Compact Fluorescent Lamps, or CFLs for short, have change a lot in recent years. While the energy savings was unquestionable, the quality of the light coming off a CFL cast a shadow on their practical use, especially for areas where a crisp bright lighting was needed
- Look for the Energy Star label. All CFLs are not created equal and Energy Star qualified CFLs use around 75 percent less energy than standard incandescent and last up to 10 times longer. You’ll also save $30 or more in electricity costs over each bulb’s lifetime, and they’ll give off 75 percent less heat for a safer, cooler glow.

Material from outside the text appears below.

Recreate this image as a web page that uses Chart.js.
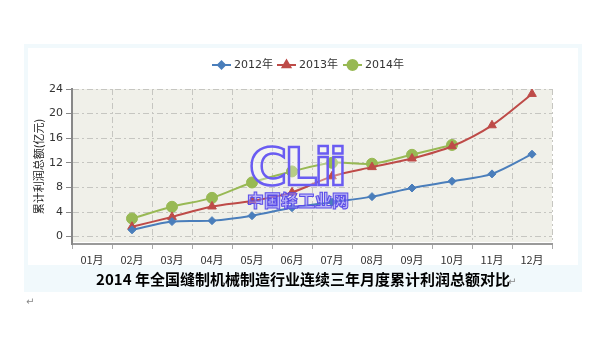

- Compact Fluorescent Lights are labeled with a description of the light style and color they provide, from “soft white” to “daylight.” A bulb’s correlated color temperature (CCT), measured in kelvins, will also tell you what to expect. Lower numbers such as 2700K mean light will have a warmer, yellowish cast, while higher numbers like 5000K indicate the lighting quality on the cooler, more bluish end of the spectrum.
- Match a CFL’s amount of light output to that of the incandescent you’re replacing. Packaging should indicate the incandescent equivalent (e.g., “60 Watt Replacement”), but you can also reference the lumen rating, a common notation on both CFL and incandescent packaging. The lumens will be higher when the light output is greater.
- When replacing Compact Fluorescent Lights in a room, select bulbs of the same color and brand for a more consistent lighting quality throughout the space. Sylvania‘s Living Spaces CFL collection, for example, includes bulbs in a range of wattage levels and sizes (including a micro-mini twist, the smallest on the market) that share the same warm, color-enhancing light output.